The structure of a mini-portfolio might look like this:
Opening paragraph about what this subject means to you or why you photographed it or both.
The first half of the images.
A quote or little nugget of fun to help illustrate its importance to you or a second paragraph.
The second half of the images.
A concluding quote or brief statement.
In print, you could print the opening paragraph centered on a fancy piece of paper, then include three printed photos. Then a fancy piece of paper with the second paragraph or quote. Then the next three images. Last, a fancy piece of paper with a final statement plus your contact info or just your contact info. I may consider my contact info on the first page. Maybe a short bio on the last. There are boxes available to hold mini-portfolios such as these.
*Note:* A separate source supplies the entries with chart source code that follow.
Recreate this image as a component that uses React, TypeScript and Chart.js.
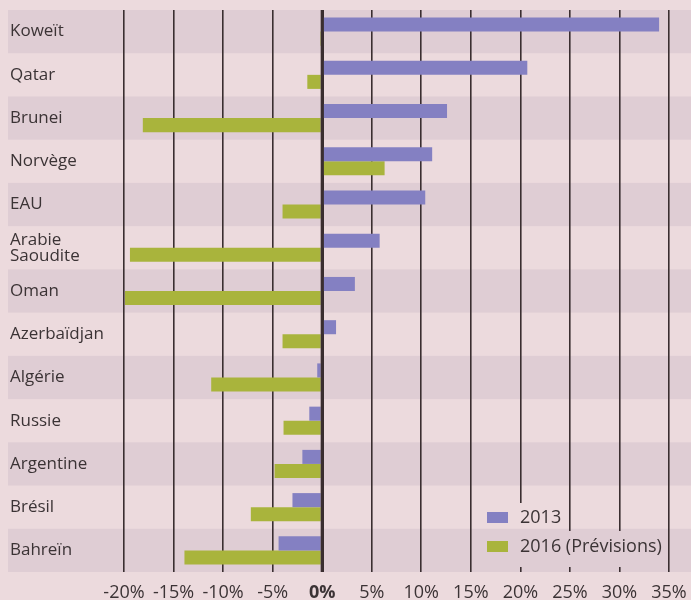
import React, { useEffect, useRef } from "react";
import { Chart, registerables } from "chart.js";

Chart.register(...registerables);

const categories: (string | string[])[] = [
  "Koweït",
  "Qatar",
  "Brunei",
  "Norvège",
  "EAU",
  ["Arabie", "Saoudite"],
  "Oman",
  "Azerbaïdjan",
  "Algérie",
  "Russie",
  "Argentine",
  "Brésil",
  "Bahreïn",
];

const values2013 = [34.0, 20.7, 12.6, 11.1, 10.4, 5.8, 3.3, 1.4, -0.5, -1.3, -2.0, -3.0, -4.4];
const values2016 = [-0.2, -1.5, -18.1, 6.3, -4.0, -19.4, -19.9, -4.0, -11.2, -3.9, -4.8, -7.2, -13.9];

const seriesLabels = ["2013", "2016 (Prévisions)"];
const xTickMin = -20;
const xTickMax = 35;
const xTickStep = 5;

const COLORS = {
  bg: "#ecdadd",
  band: "#dfcdd4",
  blue: "#8480c2",
  green: "#a9b43c",
  grid: "#3a2e30",
  text: "#3b3335",
};
const FONT = "'Open Sans', 'Noto Sans', sans-serif";

function drawBands(chart: any, ctx: CanvasRenderingContext2D) {
  const { chartArea } = chart;
  const n = categories.length;
  const rowH = (chartArea.bottom - chartArea.top) / n;
  for (let i = 0; i < n; i += 2) {
    const y0 = chartArea.top + i * rowH;
    ctx.fillStyle = COLORS.band;
    ctx.fillRect(8, y0, chart.width - 8, rowH);
  }
}

const bandsPlugin = {
  id: "bands",
  beforeDraw(chart: any) {
    const ctx = chart.ctx as CanvasRenderingContext2D;
    ctx.save();
    ctx.fillStyle = COLORS.bg;
    ctx.fillRect(0, 0, chart.width, chart.height);
    drawBands(chart, ctx);
    ctx.restore();
  },
};

const zeroLinePlugin = {
  id: "zeroLine",
  afterDatasetsDraw(chart: any) {
    const ctx = chart.ctx as CanvasRenderingContext2D;
    const x = chart.scales.x.getPixelForValue(0);
    const { top, bottom } = chart.chartArea;
    ctx.save();
    ctx.strokeStyle = COLORS.grid;
    ctx.lineWidth = 3;
    ctx.beginPath();
    ctx.moveTo(x, top);
    ctx.lineTo(x, bottom);
    ctx.stroke();
    ctx.restore();
  },
};

const legendPlugin = {
  id: "customLegend",
  afterDraw(chart: any) {
    const ctx = chart.ctx as CanvasRenderingContext2D;
    const { right, bottom } = chart.chartArea;
    const boxX = right - 182;
    const textX = right - 149;
    const items = [
      { label: chart.data.datasets[0].label, color: chart.data.datasets[0].backgroundColor, cy: bottom - 54, patch: [right - 189, bottom - 69, 83, 28] },
      { label: chart.data.datasets[1].label, color: chart.data.datasets[1].backgroundColor, cy: bottom - 25, patch: [right - 189, bottom - 41, 184, 36] },
    ];
    ctx.save();
    ctx.beginPath();
    items.forEach((it) => ctx.rect(it.patch[0], it.patch[1], it.patch[2], it.patch[3]));
    ctx.clip();
    ctx.fillStyle = COLORS.bg;
    ctx.fillRect(0, 0, chart.width, chart.height);
    drawBands(chart, ctx);
    ctx.restore();

    ctx.save();
    ctx.font = `18px ${FONT}`;
    ctx.textBaseline = "middle";
    ctx.textAlign = "left";
    items.forEach((it) => {
      ctx.fillStyle = it.color;
      ctx.fillRect(boxX, it.cy - 6, 21, 11);
      ctx.fillStyle = COLORS.text;
      ctx.fillText(it.label, textX, it.cy);
    });
    ctx.restore();
  },
};

export default function App() {
  const canvasRef = useRef<HTMLCanvasElement | null>(null);

  useEffect(() => {
    document.body.style.margin = "0";
    const canvas = canvasRef.current;
    if (!canvas) return;
    const chart = new Chart(canvas, {
      type: "bar",
      data: {
        labels: categories,
        datasets: [
          { label: seriesLabels[0], data: values2013, backgroundColor: COLORS.blue, categoryPercentage: 0.65, barPercentage: 1.0 },
          { label: seriesLabels[1], data: values2016, backgroundColor: COLORS.green, categoryPercentage: 0.65, barPercentage: 1.0 },
        ],
      },
      options: {
        indexAxis: "y",
        animation: false,
        responsive: false,
        devicePixelRatio: 1,
        layout: { padding: { left: 10, top: 10, right: 22, bottom: 0 } },
        plugins: {
          legend: { display: false },
          tooltip: { enabled: false },
        },
        scales: {
          x: {
            type: "linear",
            min: xTickMin,
            max: xTickMax,
            afterFit: (scale: any) => {
              scale.height = 28;
              scale.paddingLeft = 0;
              scale.paddingRight = 0;
            },
            ticks: {
              stepSize: xTickStep,
              padding: 10,
              color: COLORS.text,
              font: (c: any) => ({
                family: FONT,
                size: 18,
                weight: c.tick && c.tick.value === 0 ? "bold" : "normal",
              }),
              callback: (v: any) => `${v}%`,
            },
            grid: {
              color: COLORS.grid,
              lineWidth: (c: any) => (c.tick && c.tick.value === 0 ? 3 : 1.6),
              drawTicks: false,
            },
            border: { display: false },
          },
          y: {
            type: "category",
            afterFit: (scale: any) => {
              scale.width = 114;
              scale.paddingTop = 0;
              scale.paddingBottom = 0;
            },
            ticks: {
              crossAlign: "far",
              color: COLORS.text,
              font: { family: FONT, size: 17, lineHeight: 0.95 },
              autoSkip: false,
            },
            grid: { display: false, drawTicks: false },
            border: { display: false },
          },
        },
      },
      plugins: [bandsPlugin, zeroLinePlugin, legendPlugin],
    } as any);
    return () => chart.destroy();
  }, []);

  return (
    <div style={{ width: 691, height: 600 }}>
      <canvas ref={canvasRef} width={691} height={600} style={{ display: "block" }} />
    </div>
  );
}
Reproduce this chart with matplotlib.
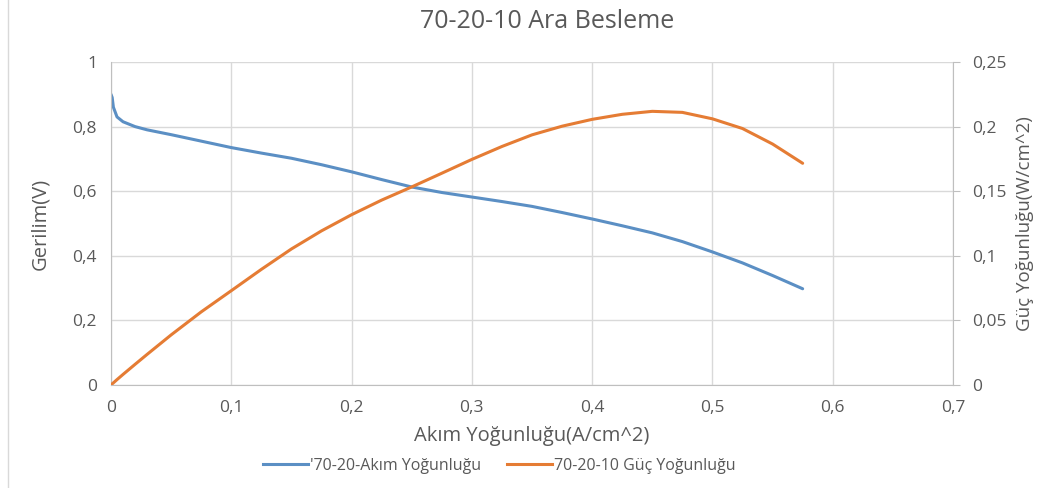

The physical print idea might be a fun project for a photo club.
Whether you decide to go digital and post it on social media or make this a print project, I encourage you to give it a try. It’s a great rainy day project or one for when you are looking for inspiration.
Until next time
Thanks again for reading my essay, and I’ll see you again in two weeks. Until then here’s a parting shot of me in a canoe. This is an old one from 2018, but because I’m always the photographer I seldom have photos of myself on the water.
I miss my canoe!!! You have some excellent canoe photos that reminds me of many canoe adventures....
Nice article. I love the pics. It brought back memories of several canoe trips I did with my dad in Canada.